Nieuwe- en opvallende soorten – Nieuw aangetroffen soorten waterplanten zijn Haarfonteinkruid Potamogeton trichoides, Puntig fonteinkruid Potamogeton mucronatus, Naaldwaterbies Eleocharis acicularis, Gewoon sterrenkroos Callitriche platycarpa en Stomphoekig sterrenkroos Callitriche obtusangula.
Opvallende in 2016 aangetroffen soorten oeverplanten zijn: Spindotter Calta palustris ssp. araneosa (4 pq’s), Driekantige bies Schoenoplectus triqueter (1), Groot warkruid Cuscuta europaea (2), Slanke waterweegbree Alisma lanceolatum (4), Wollige munt Mentha x rotundifolia (2).

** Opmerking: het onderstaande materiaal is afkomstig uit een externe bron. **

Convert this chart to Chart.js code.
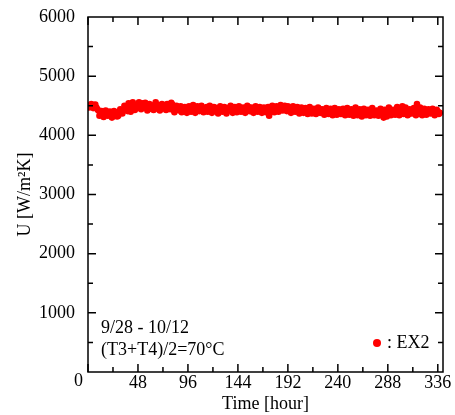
<!DOCTYPE html>
<html>
<head>
<meta charset="utf-8">
<script src="https://cdn.jsdelivr.net/npm/chart.js@4.4.1/dist/chart.umd.min.js"></script>
<style>
  body { margin: 0; background: #fff; }
  #wrap { width: 455px; height: 415px; }
</style>
</head>
<body>
<div id="wrap"><canvas id="uChart"></canvas></div>
<script>
// measured heat transfer coefficient, hourly readings split into even / odd hours
let hoursEven = [2, 4, 6, 8, 10, 12, 14, 16, 18, 20, 22, 24, 26, 28, 30, 32, 34, 36, 38, 40,
  42, 44, 46, 48, 50, 52, 54, 56, 58, 60, 62, 64, 66, 68, 70, 72, 74, 76, 78, 80,
  82, 84, 86, 88, 90, 92, 94, 96, 98, 100, 102, 104, 106, 108, 110, 112, 114, 116, 118, 120,
  122, 124, 126, 128, 130, 132, 134, 136, 138, 140, 142, 144, 146, 148, 150, 152, 154, 156, 158, 160,
  162, 164, 166, 168, 170, 172, 174, 176, 178, 180, 182, 184, 186, 188, 190, 192, 194, 196, 198, 200,
  202, 204, 206, 208, 210, 212, 214, 216, 218, 220, 222, 224, 226, 228, 230, 232, 234, 236, 238, 240,
  242, 244, 246, 248, 250, 252, 254, 256, 258, 260, 262, 264, 266, 268, 270, 272, 274, 276, 278, 280,
  282, 284, 286, 288, 290, 292, 294, 296, 298, 300, 302, 304, 306, 308, 310, 312, 314, 316, 318, 320,
  322, 324, 326, 328, 330, 332, 334, 336, 338];
let uEven = [4500, 4490, 4510, 4470, 4420, 4380, 4360, 4390, 4350, 4370, 4340, 4380, 4360, 4320, 4370, 4400, 4430, 4450, 4410, 4470,
  4440, 4500, 4480, 4520, 4470, 4540, 4500, 4460, 4490, 4450, 4480, 4510, 4470, 4440, 4490, 4460, 4500, 4530, 4480, 4550,
  4490, 4440, 4470, 4420, 4390, 4440, 4410, 4450, 4430, 4460, 4420, 4440, 4470, 4430, 4450, 4410, 4480, 4440, 4420, 4460,
  4430, 4400, 4440, 4460, 4420, 4450, 4410, 4470, 4430, 4400, 4450, 4420, 4460, 4440, 4410, 4450, 4480, 4430, 4400, 4440,
  4460, 4420, 4450, 4430, 4410, 4460, 4330, 4440, 4470, 4420, 4450, 4430, 4460, 4480, 4440, 4490, 4450, 4420, 4470, 4440,
  4410, 4430, 4450, 4400, 4440, 4460, 4420, 4390, 4430, 4410, 4450, 4400, 4380, 4420, 4400, 4430, 4390, 4410, 4380, 4420,
  4400, 4370, 4410, 4390, 4420, 4380, 4400, 4430, 4390, 4370, 4410, 4380, 4400, 4360, 4390, 4420, 4380, 4350, 4400, 4370,
  4410, 4300, 4390, 4360, 4400, 4380, 4420, 4370, 4440, 4400, 4490, 4380, 4420, 4360, 4400, 4380, 4420, 4530, 4390, 4360,
  4400, 4410, 4380, 4420, 4390, 4370, 4410, 4400, 4380];
let hoursOdd = [1, 3, 5, 7, 9, 11, 13, 15, 17, 19, 21, 23, 25, 27, 29, 31, 33, 35, 37, 39,
  41, 43, 45, 47, 49, 51, 53, 55, 57, 59, 61, 63, 65, 67, 69, 71, 73, 75, 77, 79,
  81, 83, 85, 87, 89, 91, 93, 95, 97, 99, 101, 103, 105, 107, 109, 111, 113, 115, 117, 119,
  121, 123, 125, 127, 129, 131, 133, 135, 137, 139, 141, 143, 145, 147, 149, 151, 153, 155, 157, 159,
  161, 163, 165, 167, 169, 171, 173, 175, 177, 179, 181, 183, 185, 187, 189, 191, 193, 195, 197, 199,
  201, 203, 205, 207, 209, 211, 213, 215, 217, 219, 221, 223, 225, 227, 229, 231, 233, 235, 237, 239,
  241, 243, 245, 247, 249, 251, 253, 255, 257, 259, 261, 263, 265, 267, 269, 271, 273, 275, 277, 279,
  281, 283, 285, 287, 289, 291, 293, 295, 297, 299, 301, 303, 305, 307, 309, 311, 313, 315, 317, 319,
  321, 323, 325, 327, 329, 331, 333, 335, 337];
let uOdd = [4470, 4530, 4460, 4520, 4440, 4330, 4410, 4310, 4420, 4330, 4400, 4300, 4410, 4390, 4330, 4440, 4370, 4500, 4480, 4540,
  4400, 4560, 4430, 4510, 4560, 4440, 4490, 4550, 4420, 4530, 4500, 4430, 4560, 4510, 4420, 4530, 4480, 4430, 4500, 4440,
  4520, 4390, 4500, 4460, 4490, 4400, 4480, 4380, 4490, 4400, 4510, 4380, 4490, 4410, 4500, 4390, 4450, 4400, 4500, 4380,
  4480, 4460, 4370, 4490, 4400, 4480, 4370, 4460, 4500, 4380, 4480, 4390, 4490, 4400, 4470, 4380, 4500, 4410, 4470, 4380,
  4490, 4400, 4480, 4380, 4470, 4390, 4480, 4400, 4500, 4390, 4490, 4400, 4510, 4420, 4500, 4410, 4470, 4380, 4490, 4400,
  4480, 4370, 4470, 4380, 4460, 4360, 4480, 4370, 4450, 4360, 4470, 4380, 4440, 4350, 4460, 4360, 4450, 4340, 4460, 4350,
  4440, 4360, 4450, 4340, 4460, 4350, 4440, 4330, 4470, 4340, 4440, 4320, 4450, 4340, 4430, 4330, 4460, 4340, 4420, 4330,
  4450, 4340, 4430, 4320, 4470, 4340, 4430, 4350, 4480, 4340, 4450, 4360, 4470, 4340, 4440, 4370, 4460, 4340, 4420, 4470,
  4340, 4450, 4350, 4440, 4370, 4450, 4340, 4430, 4360];

let xTicks = [0, 48, 96, 144, 192, 240, 288, 336];
let yTicks = [0, 1000, 2000, 3000, 4000, 5000, 6000];
let notes = ["9/28 - 10/12", "(T3+T4)/2=70°C"];

const serif = "'Liberation Serif', 'Times New Roman', serif";

// closed frame with inward major/minor ticks, notes and the legend
const framePlugin = {
  id: "frame",
  afterDraw(chart) {
    const { ctx, chartArea: a, scales: { x, y } } = chart;
    ctx.save();
    ctx.strokeStyle = "#000";
    ctx.lineWidth = 1.5;
    ctx.strokeRect(a.left, a.top, a.right - a.left, a.bottom - a.top);

    ctx.beginPath();
    for (let v = 0; v <= 336; v += 24) {
      const px = x.getPixelForValue(v);
      const len = v % 48 === 0 ? 8 : 5;
      ctx.moveTo(px, a.bottom); ctx.lineTo(px, a.bottom - len);
      ctx.moveTo(px, a.top); ctx.lineTo(px, a.top + len);
    }
    for (let v = 500; v < 6000; v += 500) {
      const py = y.getPixelForValue(v);
      const len = v % 1000 === 0 ? 8 : 5;
      ctx.moveTo(a.left, py); ctx.lineTo(a.left + len, py);
      ctx.moveTo(a.right, py); ctx.lineTo(a.right - len, py);
    }
    ctx.stroke();

    ctx.fillStyle = "#000";
    ctx.font = "18px " + serif;
    ctx.textBaseline = "middle";

    // shared origin label
    ctx.textAlign = "right";
    ctx.fillText("0", a.left - 5, a.bottom + 9);

    ctx.textAlign = "left";
    ctx.fillText(notes[0], a.left + 13, a.bottom - 44);
    ctx.fillText(notes[1], a.left + 13, a.bottom - 22);

    const ds = chart.data.datasets[0];
    ctx.fillStyle = ds.backgroundColor;
    ctx.beginPath();
    ctx.arc(a.right - 66, a.bottom - 29, 4, 0, Math.PI * 2);
    ctx.fill();
    ctx.fillStyle = "#000";
    ctx.fillText(": " + ds.label, a.right - 56, a.bottom - 29);
    ctx.restore();
  }
};

let points = hoursEven.map((h, i) => ({ x: h, y: uEven[i] }))
  .concat(hoursOdd.map((h, i) => ({ x: h, y: uOdd[i] })));

let ctx = document.getElementById("uChart").getContext("2d");

let myChart = new Chart(ctx, {
  type: "scatter",
  data: {
    datasets: [
      {
        label: "EX2",
        data: points,
        backgroundColor: "#ff0000",
        borderWidth: 0,
        pointRadius: 3.3
      }
    ]
  },
  options: {
    responsive: true,
    maintainAspectRatio: false,
    animation: false,
    layout: { padding: { top: 17, right: 12, bottom: 0, left: 0 } },
    plugins: {
      legend: { display: false },
      tooltip: { enabled: false }
    },
    scales: {
      x: {
        type: "linear",
        min: 0,
        max: 341,
        grid: { display: false },
        border: { display: false },
        afterBuildTicks: (scale) => { scale.ticks = xTicks.map(v => ({ value: v })); },
        afterFit: (scale) => { scale.height = 43; },
        ticks: {
          maxRotation: 0,
          padding: -8,
          color: "#000",
          font: { family: serif, size: 18 },
          callback: (v) => (v === 0 ? "" : v)
        },
        title: {
          display: true,
          text: "Time [hour]",
          color: "#000",
          padding: { top: 0, bottom: 0 },
          font: { family: serif, size: 18 }
        }
      },
      y: {
        min: 0,
        max: 6000,
        grid: { display: false },
        border: { display: false },
        afterBuildTicks: (scale) => { scale.ticks = yTicks.map(v => ({ value: v })); },
        afterFit: (scale) => { scale.width = 88; },
        ticks: {
          padding: 5,
          color: "#000",
          font: { family: serif, size: 18 },
          callback: (v) => (v === 0 ? "" : v)
        },
        title: {
          display: true,
          text: "U [W/m²K]",
          color: "#000",
          padding: { top: 14, bottom: 0 },
          font: { family: serif, size: 18 }
        }
      }
    }
  },
  plugins: [framePlugin]
});
</script>
</body>
</html>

Natura 2000 – Een groot deel van de Biesbosch (Brabantse, Dordtse en Sliedrechtse Biesbosch inclusief Nieuwe Merwede, exclusief Noordwaard) is aangewezen voor het habitattype H360B (Beken en rivieren met waterplanten). De in het meetnet Water- en Oeverplanten verzamelde informatie laat echter geen beoordeling toe.
KRW-beoordeling – QBWAT berekeningen zijn uitgevoerd zowel inclusief- (40 meetpunten macrofyten + 2 meetpunten fytobenthos) als exclusief (20 meetpunten macrofyten + 1 meetpunt fytobenthos) de Noordwaard. Monsterlocaties en meetlocaties zijn gelijk; Voor het % oeverplanten is gerekend met resp. 0,35% (Amer), 0,06% (Brabantse Biesbosch) en 0% (Noordwaard).
De totaalscore is 0,526, boven de ondergrens van het GEP (0,46). De beoordeling op de maatlat ‘overige waterflora’ daarom Goed voor het waterlichaam inclusief Noordwaard en Matig als de Noordwaard niet wordt meegerekend.